The drive back was infinitely faster than the drive there. In fifteen minutes I was already almost through Queens. I decided to go to the book reading of my former columnist figuring I might run into some of my college classmates and at the very least I could say hello to this guy.
Fred lead me to the edge of Hipsterville: Williamsburgh. And this bar was clearly Hipsterville Central. It’s called “the candy store” — but there is no candy to be found anywhere. Like that equally fruity “Grocery Store” place in Manhattan that is really just a bar.
I walked inside and there were hipsters EVERYWHERE. Jeans and ironic white T-shirts and buttons with sayings on them. OMG. How is there not been a task force commissioned to study how to control this scourge? I walked inside where a hipster announced that this was the last reading series of the year and encouraged us to buy the books being read at some hipster selling them in the foyer and our purchases probably went to some hipster cause like saving the dying chalupas in the Amazon rainforest. Or is that a taco bell sandwich?
Any, my columnist guy was first. I would tell you the name of his book, but then I’d be unable to write about how mind numbingly boring it was. I kinda recognized his face, though th eyears have not been kind to him. The guy I remembered had floppy black curly hair and a nervous shake. This guy had no hair and a nervous shake. The book was about some guy — no wait an “African-American guy” I remembered that because that was the last trace of interest I felt in my brain before settling into a near comatose stupor. He blah blha blahed for a while and then the hipster introducer came back and said we were taking a five minute break before continuing with the next author.

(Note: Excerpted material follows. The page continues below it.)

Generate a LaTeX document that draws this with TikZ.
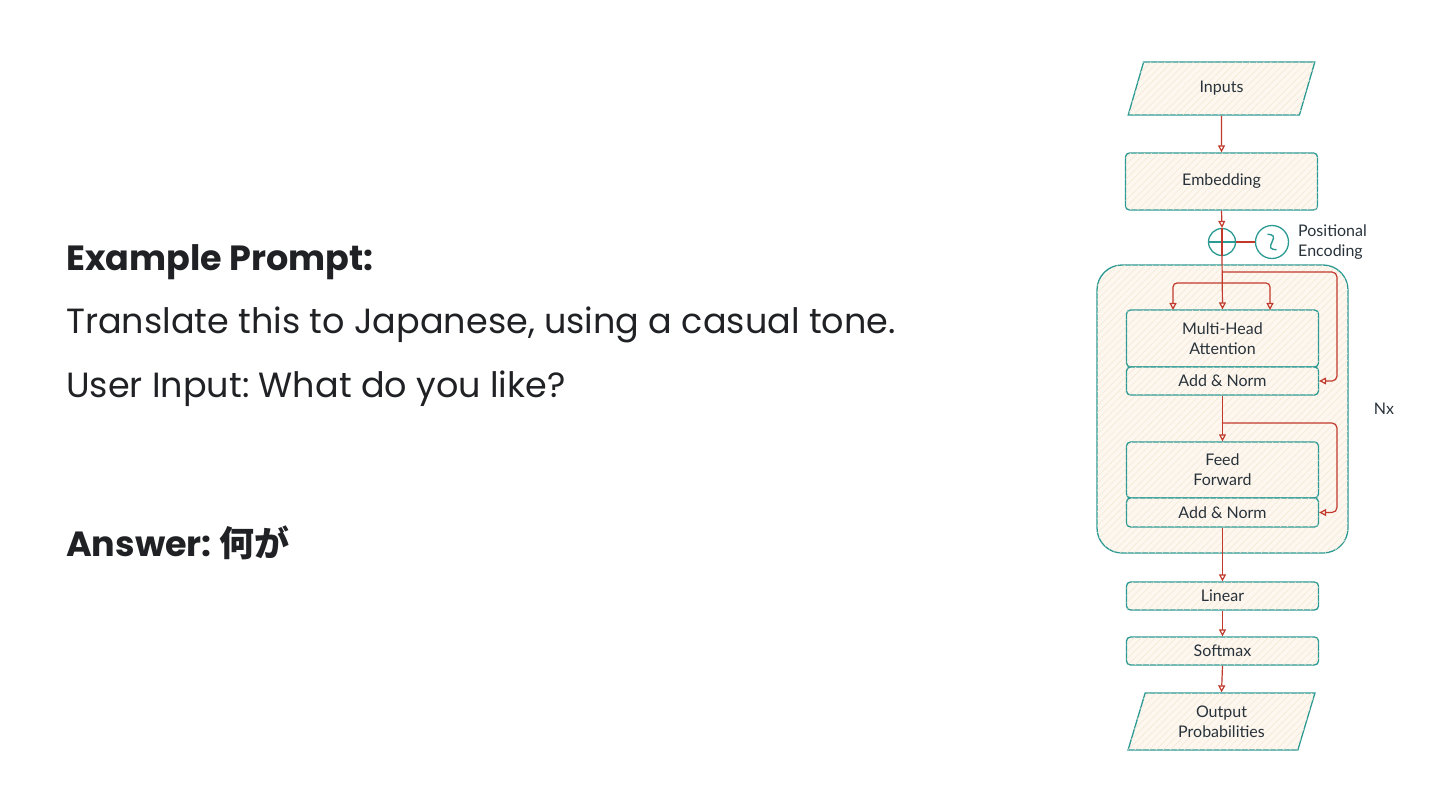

I took this opportunity to run.
I started hitting the door open button on my car keys from the middle of the bar lest some hipster try to hug me before I made it to the street. I so need one of those cars that opens the driver’s side door and starts the ignition for you.
Must get out of Williamsburgh before the sun sets.
Hmm…now there’s a compelling movie idea.
Hipsters after dark: you can run, but you’d better recycle.
May 30th, 2008 at 1:23 am
Ah, now, that was actually good.
May 30th, 2008 at 12:12 pm
4+9-5= THIRTEEN
I do not believe that this was a joke.